Monday, May 17, 2010

Transitioning from a goal to a habit

In keeping with the advice of Luna June I am posting here everyday for 3 weeks to create the habit to carry me to the next stage of my writing goals. Consistency is a crucial bridge toward getting things done. Lack of consistency and getting sidetracked is a pattern so easy to fall into, but I can’t be content with a couch potato lifestyle so I must make this leap. My goals as a writer are not entirely defined at this juncture, but my desire is enough to propel me on my journey. The immediate action is what is important and the road opens up from there. It is in the process that all the magic happens. Planning situations is only a starting point, and the movement is what brings it together. I long gave up constantly drumming my head with a steady diet of self-help materials, after they became messengers of self-helplessness.
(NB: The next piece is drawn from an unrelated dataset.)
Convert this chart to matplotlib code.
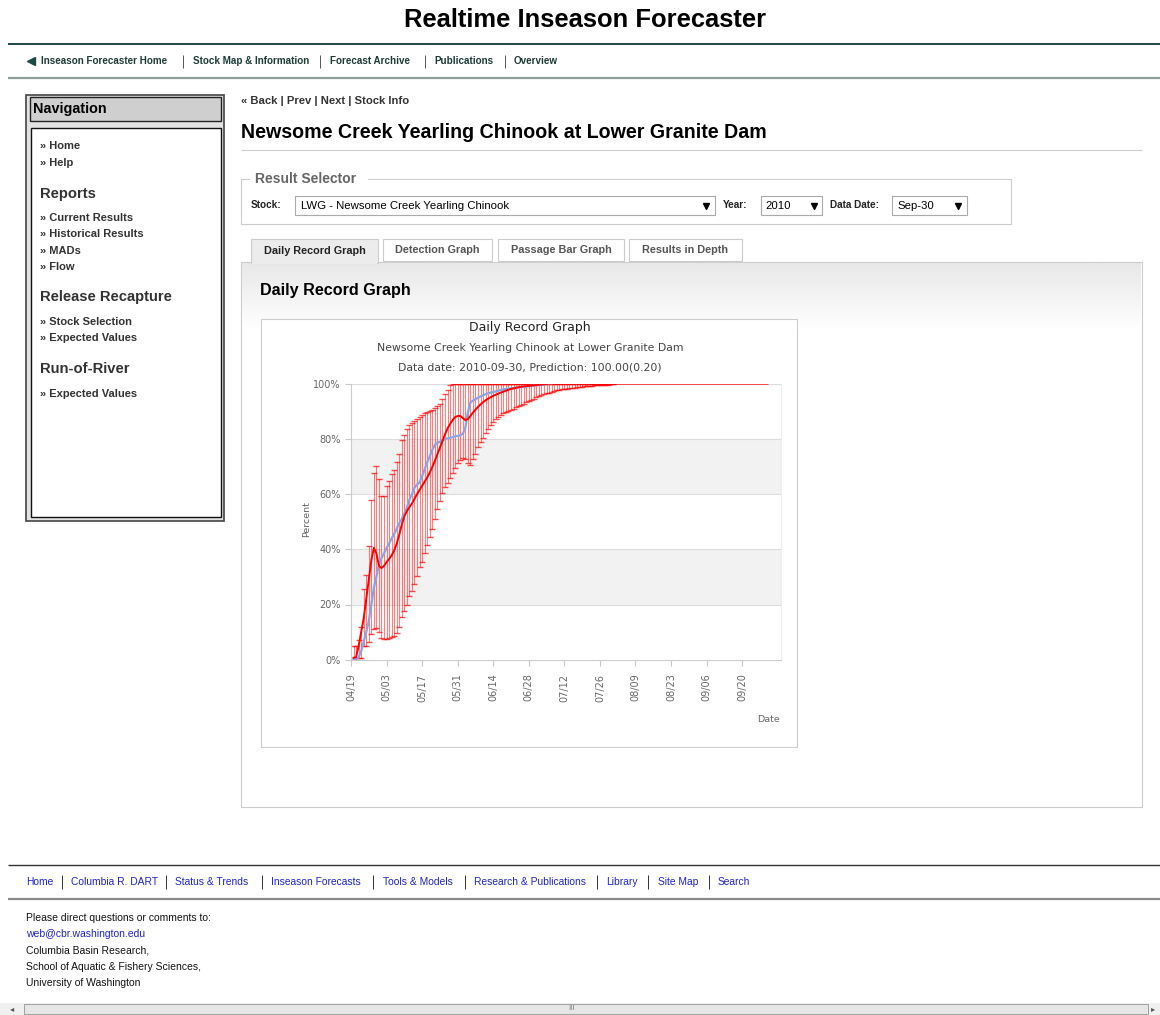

The messages became less and less relevant as I saw the wealth and power games of success touted by the money gurus as lacking what I truly needed. I saw how these same people churn out more and more books, vaguely different from the last one they published, or hardly unique to the other’s in their field. Even the preachers are in the game, with the prosperity doctrine of Joel Osteen and Creflo Dollar. They claim God wants us to prosper, as if God was a capitalist. I am bewildered to think that it is so simple. My heart sees this as hollow.

I can’t tell you what God wants in terms of capitalism, because I don’t see the world in that way. I am a realist, trapped in a real world, with real problems. This is how I think.

I ended up in the realm of Buddhism when I fell in with the Shambhala teachings of Trungpa. I snuck in through the back door. Trungpa’s secular vision rang true to me, after reeling from the top down approach I got growing up Catholic. I needed answers and my Sunday school teacher wasn’t ready to supply them. I fell in love with American Indian thought through Black Elk, and Ishi, but didn’t see many places to turn to learn firsthand these teachings. It seemed the early settlers all but wiped out these noble people, marginalizing their descendants to reservations to be drunks and live off the dole. I know this is an oversimplification but you get the idea. The bottom line is that this Irish kid from the Bronx felt stuck by what the world was offering my hungry soul.